Below is a listing to write out in full, exactly as given, without its pictures.
─── Stored data
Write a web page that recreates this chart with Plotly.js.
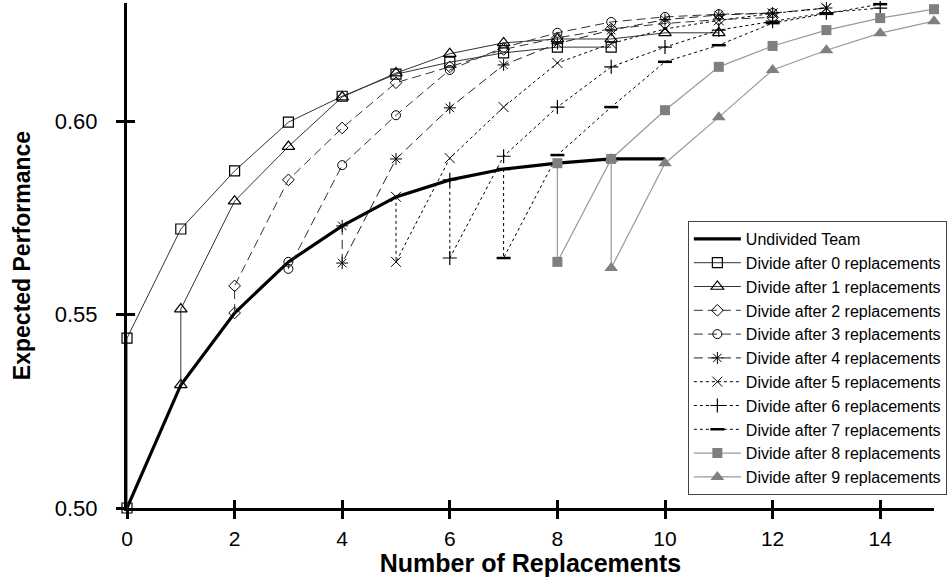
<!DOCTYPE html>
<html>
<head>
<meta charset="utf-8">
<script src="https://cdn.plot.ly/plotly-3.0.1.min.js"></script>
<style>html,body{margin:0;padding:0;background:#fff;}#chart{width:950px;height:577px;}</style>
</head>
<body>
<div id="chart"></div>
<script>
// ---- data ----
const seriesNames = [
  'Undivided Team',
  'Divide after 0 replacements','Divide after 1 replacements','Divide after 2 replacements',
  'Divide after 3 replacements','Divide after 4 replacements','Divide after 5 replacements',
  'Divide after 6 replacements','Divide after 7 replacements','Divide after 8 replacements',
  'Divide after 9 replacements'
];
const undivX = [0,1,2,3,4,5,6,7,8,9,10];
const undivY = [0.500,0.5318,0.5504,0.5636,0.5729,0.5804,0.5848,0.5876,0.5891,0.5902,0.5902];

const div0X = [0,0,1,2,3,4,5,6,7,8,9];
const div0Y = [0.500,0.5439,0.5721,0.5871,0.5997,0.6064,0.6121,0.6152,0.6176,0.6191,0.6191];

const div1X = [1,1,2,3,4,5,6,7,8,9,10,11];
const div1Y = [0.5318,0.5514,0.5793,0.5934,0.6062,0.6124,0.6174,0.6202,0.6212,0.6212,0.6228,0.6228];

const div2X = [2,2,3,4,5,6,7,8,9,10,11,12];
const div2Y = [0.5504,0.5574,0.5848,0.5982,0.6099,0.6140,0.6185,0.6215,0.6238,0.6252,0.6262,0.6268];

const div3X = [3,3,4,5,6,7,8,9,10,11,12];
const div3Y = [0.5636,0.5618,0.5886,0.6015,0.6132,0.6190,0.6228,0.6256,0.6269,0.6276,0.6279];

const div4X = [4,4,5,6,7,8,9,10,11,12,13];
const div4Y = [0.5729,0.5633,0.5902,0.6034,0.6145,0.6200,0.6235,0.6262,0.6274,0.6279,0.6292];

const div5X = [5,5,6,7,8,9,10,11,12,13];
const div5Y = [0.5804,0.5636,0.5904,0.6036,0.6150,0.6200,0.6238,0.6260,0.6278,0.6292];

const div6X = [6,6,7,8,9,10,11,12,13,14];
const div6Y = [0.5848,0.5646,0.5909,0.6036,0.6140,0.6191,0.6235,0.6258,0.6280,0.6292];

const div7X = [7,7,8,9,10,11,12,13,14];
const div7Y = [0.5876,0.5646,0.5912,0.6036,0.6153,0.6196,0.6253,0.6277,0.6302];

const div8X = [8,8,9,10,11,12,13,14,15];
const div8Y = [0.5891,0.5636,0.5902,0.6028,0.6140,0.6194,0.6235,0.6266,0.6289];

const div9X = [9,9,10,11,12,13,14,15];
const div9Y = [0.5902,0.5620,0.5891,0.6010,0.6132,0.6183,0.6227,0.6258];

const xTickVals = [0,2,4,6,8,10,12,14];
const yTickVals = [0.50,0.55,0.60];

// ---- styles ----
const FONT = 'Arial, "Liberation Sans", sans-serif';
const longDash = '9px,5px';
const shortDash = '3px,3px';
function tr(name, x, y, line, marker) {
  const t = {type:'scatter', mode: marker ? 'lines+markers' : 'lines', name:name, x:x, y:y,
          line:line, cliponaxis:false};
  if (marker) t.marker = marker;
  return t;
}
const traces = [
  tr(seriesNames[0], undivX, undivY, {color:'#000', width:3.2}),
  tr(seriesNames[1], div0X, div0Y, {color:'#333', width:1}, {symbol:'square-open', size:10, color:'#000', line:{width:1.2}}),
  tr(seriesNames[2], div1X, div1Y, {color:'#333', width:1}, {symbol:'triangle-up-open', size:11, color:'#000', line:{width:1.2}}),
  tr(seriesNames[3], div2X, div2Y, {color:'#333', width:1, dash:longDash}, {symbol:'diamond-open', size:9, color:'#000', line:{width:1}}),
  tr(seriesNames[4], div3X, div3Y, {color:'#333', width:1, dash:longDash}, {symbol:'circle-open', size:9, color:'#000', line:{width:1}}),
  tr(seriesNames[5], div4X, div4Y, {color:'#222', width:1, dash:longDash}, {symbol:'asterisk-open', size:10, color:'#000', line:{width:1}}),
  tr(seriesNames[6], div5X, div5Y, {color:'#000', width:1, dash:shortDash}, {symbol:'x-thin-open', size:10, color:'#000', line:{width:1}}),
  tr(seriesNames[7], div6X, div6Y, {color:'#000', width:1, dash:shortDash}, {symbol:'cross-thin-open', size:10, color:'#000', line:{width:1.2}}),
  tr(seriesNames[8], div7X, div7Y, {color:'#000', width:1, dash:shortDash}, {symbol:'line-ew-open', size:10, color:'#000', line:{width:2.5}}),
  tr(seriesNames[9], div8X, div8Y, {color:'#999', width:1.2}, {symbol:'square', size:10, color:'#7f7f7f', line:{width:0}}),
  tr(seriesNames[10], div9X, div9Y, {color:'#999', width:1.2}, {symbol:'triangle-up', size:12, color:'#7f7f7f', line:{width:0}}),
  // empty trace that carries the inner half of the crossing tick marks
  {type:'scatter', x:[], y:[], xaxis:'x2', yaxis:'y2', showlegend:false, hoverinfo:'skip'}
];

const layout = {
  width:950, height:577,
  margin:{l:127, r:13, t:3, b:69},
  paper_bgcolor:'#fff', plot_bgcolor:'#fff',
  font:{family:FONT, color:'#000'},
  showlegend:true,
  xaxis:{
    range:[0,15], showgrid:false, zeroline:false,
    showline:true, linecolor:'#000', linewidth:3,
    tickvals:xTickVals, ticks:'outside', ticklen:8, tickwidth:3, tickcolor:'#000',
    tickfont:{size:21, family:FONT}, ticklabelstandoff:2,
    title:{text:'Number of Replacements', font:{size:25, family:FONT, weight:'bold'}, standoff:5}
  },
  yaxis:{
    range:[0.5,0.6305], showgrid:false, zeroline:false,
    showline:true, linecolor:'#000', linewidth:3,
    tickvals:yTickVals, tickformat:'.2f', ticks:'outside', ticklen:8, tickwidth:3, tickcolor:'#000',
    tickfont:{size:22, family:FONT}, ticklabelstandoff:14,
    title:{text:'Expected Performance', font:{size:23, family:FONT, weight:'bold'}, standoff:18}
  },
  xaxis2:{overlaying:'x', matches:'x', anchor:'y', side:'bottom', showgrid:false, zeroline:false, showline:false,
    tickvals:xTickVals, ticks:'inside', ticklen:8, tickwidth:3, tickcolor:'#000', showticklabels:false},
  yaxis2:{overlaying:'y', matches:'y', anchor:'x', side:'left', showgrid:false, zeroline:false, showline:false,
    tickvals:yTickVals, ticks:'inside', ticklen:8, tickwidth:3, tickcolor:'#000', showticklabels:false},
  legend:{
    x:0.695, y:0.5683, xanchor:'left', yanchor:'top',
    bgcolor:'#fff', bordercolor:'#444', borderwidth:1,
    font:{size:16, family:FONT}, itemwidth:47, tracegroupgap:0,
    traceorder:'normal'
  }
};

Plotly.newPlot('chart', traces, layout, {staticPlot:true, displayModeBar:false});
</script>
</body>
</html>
──────
[Final result]
Write a web page that recreates this chart with Plotly.js.
<!DOCTYPE html>
<html>
<head>
<meta charset="utf-8">
<script src="https://cdn.plot.ly/plotly-3.0.1.min.js"></script>
<style>html,body{margin:0;padding:0;background:#fff;}#chart{width:950px;height:577px;}</style>
</head>
<body>
<div id="chart"></div>
<script>
// ---- data ----
const seriesNames = [
  'Undivided Team',
  'Divide after 0 replacements','Divide after 1 replacements','Divide after 2 replacements',
  'Divide after 3 replacements','Divide after 4 replacements','Divide after 5 replacements',
  'Divide after 6 replacements','Divide after 7 replacements','Divide after 8 replacements',
  'Divide after 9 replacements'
];
const undivX = [0,1,2,3,4,5,6,7,8,9,10];
const undivY = [0.500,0.5318,0.5504,0.5636,0.5729,0.5804,0.5848,0.5876,0.5891,0.5902,0.5902];

const div0X = [0,0,1,2,3,4,5,6,7,8,9];
const div0Y = [0.500,0.5439,0.5721,0.5871,0.5997,0.6064,0.6121,0.6152,0.6176,0.6191,0.6191];

const div1X = [1,1,2,3,4,5,6,7,8,9,10,11];
const div1Y = [0.5318,0.5514,0.5793,0.5934,0.6062,0.6124,0.6174,0.6202,0.6212,0.6212,0.6228,0.6228];

const div2X = [2,2,3,4,5,6,7,8,9,10,11,12];
const div2Y = [0.5504,0.5574,0.5848,0.5982,0.6099,0.6140,0.6185,0.6215,0.6238,0.6252,0.6262,0.6268];

const div3X = [3,3,4,5,6,7,8,9,10,11,12];
const div3Y = [0.5636,0.5618,0.5886,0.6015,0.6132,0.6190,0.6228,0.6256,0.6269,0.6276,0.6279];

const div4X = [4,4,5,6,7,8,9,10,11,12,13];
const div4Y = [0.5729,0.5633,0.5902,0.6034,0.6145,0.6200,0.6235,0.6262,0.6274,0.6279,0.6292];

const div5X = [5,5,6,7,8,9,10,11,12,13];
const div5Y = [0.5804,0.5636,0.5904,0.6036,0.6150,0.6200,0.6238,0.6260,0.6278,0.6292];

const div6X = [6,6,7,8,9,10,11,12,13,14];
const div6Y = [0.5848,0.5646,0.5909,0.6036,0.6140,0.6191,0.6235,0.6258,0.6280,0.6292];

const div7X = [7,7,8,9,10,11,12,13,14];
const div7Y = [0.5876,0.5646,0.5912,0.6036,0.6153,0.6196,0.6253,0.6277,0.6302];

const div8X = [8,8,9,10,11,12,13,14,15];
const div8Y = [0.5891,0.5636,0.5902,0.6028,0.6140,0.6194,0.6235,0.6266,0.6289];

const div9X = [9,9,10,11,12,13,14,15];
const div9Y = [0.5902,0.5620,0.5891,0.6010,0.6132,0.6183,0.6227,0.6258];

const xTickVals = [0,2,4,6,8,10,12,14];
const yTickVals = [0.50,0.55,0.60];

// ---- styles ----
const FONT = 'Arial, "Liberation Sans", sans-serif';
const longDash = '9px,5px';
const shortDash = '3px,3px';
function tr(name, x, y, line, marker) {
  const t = {type:'scatter', mode: marker ? 'lines+markers' : 'lines', name:name, x:x, y:y,
          line:line, cliponaxis:false};
  if (marker) t.marker = marker;
  return t;
}
const traces = [
  tr(seriesNames[0], undivX, undivY, {color:'#000', width:3.2}),
  tr(seriesNames[1], div0X, div0Y, {color:'#333', width:1}, {symbol:'square-open', size:10, color:'#000', line:{width:1.2}}),
  tr(seriesNames[2], div1X, div1Y, {color:'#333', width:1}, {symbol:'triangle-up-open', size:11, color:'#000', line:{width:1.2}}),
  tr(seriesNames[3], div2X, div2Y, {color:'#333', width:1, dash:longDash}, {symbol:'diamond-open', size:9, color:'#000', line:{width:1}}),
  tr(seriesNames[4], div3X, div3Y, {color:'#333', width:1, dash:longDash}, {symbol:'circle-open', size:9, color:'#000', line:{width:1}}),
  tr(seriesNames[5], div4X, div4Y, {color:'#222', width:1, dash:longDash}, {symbol:'asterisk-open', size:10, color:'#000', line:{width:1}}),
  tr(seriesNames[6], div5X, div5Y, {color:'#000', width:1, dash:shortDash}, {symbol:'x-thin-open', size:10, color:'#000', line:{width:1}}),
  tr(seriesNames[7], div6X, div6Y, {color:'#000', width:1, dash:shortDash}, {symbol:'cross-thin-open', size:10, color:'#000', line:{width:1.2}}),
  tr(seriesNames[8], div7X, div7Y, {color:'#000', width:1, dash:shortDash}, {symbol:'line-ew-open', size:10, color:'#000', line:{width:2.5}}),
  tr(seriesNames[9], div8X, div8Y, {color:'#999', width:1.2}, {symbol:'square', size:10, color:'#7f7f7f', line:{width:0}}),
  tr(seriesNames[10], div9X, div9Y, {color:'#999', width:1.2}, {symbol:'triangle-up', size:12, color:'#7f7f7f', line:{width:0}}),
  // empty trace that carries the inner half of the crossing tick marks
  {type:'scatter', x:[], y:[], xaxis:'x2', yaxis:'y2', showlegend:false, hoverinfo:'skip'}
];

const layout = {
  width:950, height:577,
  margin:{l:127, r:13, t:3, b:69},
  paper_bgcolor:'#fff', plot_bgcolor:'#fff',
  font:{family:FONT, color:'#000'},
  showlegend:true,
  xaxis:{
    range:[0,15], showgrid:false, zeroline:false,
    showline:true, linecolor:'#000', linewidth:3,
    tickvals:xTickVals, ticks:'outside', ticklen:8, tickwidth:3, tickcolor:'#000',
    tickfont:{size:21, family:FONT}, ticklabelstandoff:2,
    title:{text:'Number of Replacements', font:{size:25, family:FONT, weight:'bold'}, standoff:5}
  },
  yaxis:{
    range:[0.5,0.6305], showgrid:false, zeroline:false,
    showline:true, linecolor:'#000', linewidth:3,
    tickvals:yTickVals, tickformat:'.2f', ticks:'outside', ticklen:8, tickwidth:3, tickcolor:'#000',
    tickfont:{size:22, family:FONT}, ticklabelstandoff:14,
    title:{text:'Expected Performance', font:{size:23, family:FONT, weight:'bold'}, standoff:18}
  },
  xaxis2:{overlaying:'x', matches:'x', anchor:'y', side:'bottom', showgrid:false, zeroline:false, showline:false,
    tickvals:xTickVals, ticks:'inside', ticklen:8, tickwidth:3, tickcolor:'#000', showticklabels:false},
  yaxis2:{overlaying:'y', matches:'y', anchor:'x', side:'left', showgrid:false, zeroline:false, showline:false,
    tickvals:yTickVals, ticks:'inside', ticklen:8, tickwidth:3, tickcolor:'#000', showticklabels:false},
  legend:{
    x:0.695, y:0.5683, xanchor:'left', yanchor:'top',
    bgcolor:'#fff', bordercolor:'#444', borderwidth:1,
    font:{size:16, family:FONT}, itemwidth:47, tracegroupgap:0,
    traceorder:'normal'
  }
};

Plotly.newPlot('chart', traces, layout, {staticPlot:true, displayModeBar:false});
</script>
</body>
</html>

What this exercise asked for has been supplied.